··· DATASET EXTRACT

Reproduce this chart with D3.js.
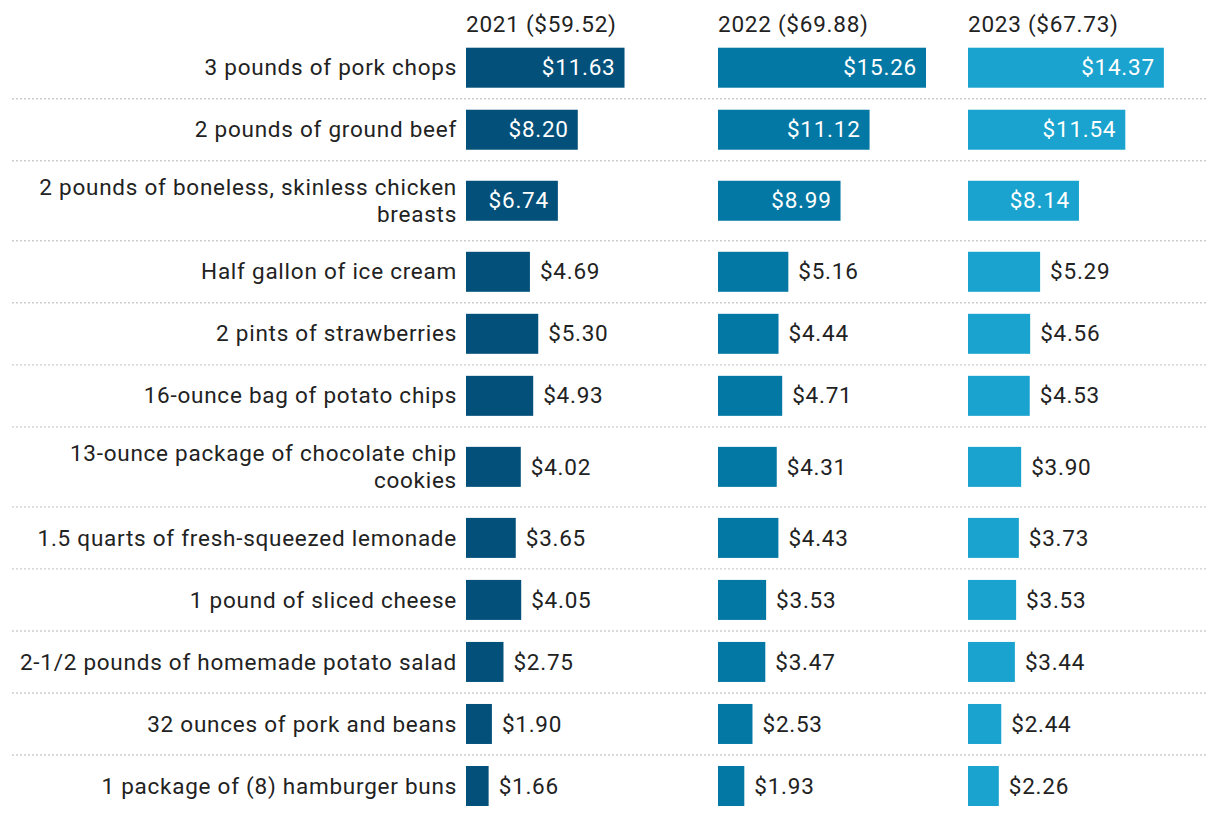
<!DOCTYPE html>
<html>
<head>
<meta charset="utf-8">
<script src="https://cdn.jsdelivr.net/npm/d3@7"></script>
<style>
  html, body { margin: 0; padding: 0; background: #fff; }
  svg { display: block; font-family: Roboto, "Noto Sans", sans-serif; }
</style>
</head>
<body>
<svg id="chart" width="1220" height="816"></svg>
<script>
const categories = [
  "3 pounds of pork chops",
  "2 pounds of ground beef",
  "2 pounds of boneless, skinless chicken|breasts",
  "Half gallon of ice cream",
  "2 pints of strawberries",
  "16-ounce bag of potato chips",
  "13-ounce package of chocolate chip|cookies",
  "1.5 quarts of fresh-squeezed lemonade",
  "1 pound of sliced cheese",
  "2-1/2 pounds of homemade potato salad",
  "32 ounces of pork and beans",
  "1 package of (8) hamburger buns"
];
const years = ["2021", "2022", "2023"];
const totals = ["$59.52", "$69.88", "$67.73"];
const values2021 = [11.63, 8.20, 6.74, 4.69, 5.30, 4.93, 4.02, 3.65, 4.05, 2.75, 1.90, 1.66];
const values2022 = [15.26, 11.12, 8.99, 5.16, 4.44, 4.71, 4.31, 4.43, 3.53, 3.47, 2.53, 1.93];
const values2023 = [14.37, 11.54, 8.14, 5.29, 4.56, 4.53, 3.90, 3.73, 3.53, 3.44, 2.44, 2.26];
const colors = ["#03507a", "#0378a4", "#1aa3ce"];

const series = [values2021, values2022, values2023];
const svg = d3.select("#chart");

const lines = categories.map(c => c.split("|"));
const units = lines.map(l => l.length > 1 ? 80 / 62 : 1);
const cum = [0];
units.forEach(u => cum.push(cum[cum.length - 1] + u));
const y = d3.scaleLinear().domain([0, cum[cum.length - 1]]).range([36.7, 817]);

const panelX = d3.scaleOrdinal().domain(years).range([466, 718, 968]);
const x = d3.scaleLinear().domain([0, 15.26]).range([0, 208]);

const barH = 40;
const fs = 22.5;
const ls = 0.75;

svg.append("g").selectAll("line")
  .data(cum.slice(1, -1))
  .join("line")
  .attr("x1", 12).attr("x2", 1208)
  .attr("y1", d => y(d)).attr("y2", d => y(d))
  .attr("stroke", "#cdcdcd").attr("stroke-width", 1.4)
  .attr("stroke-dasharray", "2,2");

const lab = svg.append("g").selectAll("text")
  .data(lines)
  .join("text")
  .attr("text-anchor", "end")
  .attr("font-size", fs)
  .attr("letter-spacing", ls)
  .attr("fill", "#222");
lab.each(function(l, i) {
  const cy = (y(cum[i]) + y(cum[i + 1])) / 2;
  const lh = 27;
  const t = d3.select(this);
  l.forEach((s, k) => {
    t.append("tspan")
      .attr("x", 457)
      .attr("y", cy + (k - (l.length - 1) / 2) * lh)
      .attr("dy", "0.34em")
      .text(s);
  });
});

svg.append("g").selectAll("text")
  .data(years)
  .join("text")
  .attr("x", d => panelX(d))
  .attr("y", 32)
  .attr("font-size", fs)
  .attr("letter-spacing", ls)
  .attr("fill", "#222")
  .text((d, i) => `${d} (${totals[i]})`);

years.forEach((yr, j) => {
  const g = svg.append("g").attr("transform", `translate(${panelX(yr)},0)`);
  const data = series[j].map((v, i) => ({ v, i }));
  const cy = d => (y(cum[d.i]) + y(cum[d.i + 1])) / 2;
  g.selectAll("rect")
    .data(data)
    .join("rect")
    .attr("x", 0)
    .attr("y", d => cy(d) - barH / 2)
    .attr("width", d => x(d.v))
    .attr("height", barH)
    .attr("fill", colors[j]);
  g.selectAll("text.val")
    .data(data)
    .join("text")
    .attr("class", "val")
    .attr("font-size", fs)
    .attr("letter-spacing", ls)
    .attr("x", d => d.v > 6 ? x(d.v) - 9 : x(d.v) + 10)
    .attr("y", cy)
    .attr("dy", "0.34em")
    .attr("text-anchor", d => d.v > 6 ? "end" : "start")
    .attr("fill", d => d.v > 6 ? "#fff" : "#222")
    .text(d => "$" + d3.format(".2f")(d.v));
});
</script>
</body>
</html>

······

List the lines of the material in which the word "chart" occurs.

Reproduce this chart with D3.js.
<svg id="chart" width="1220" height="816"></svg>
const svg = d3.select("#chart");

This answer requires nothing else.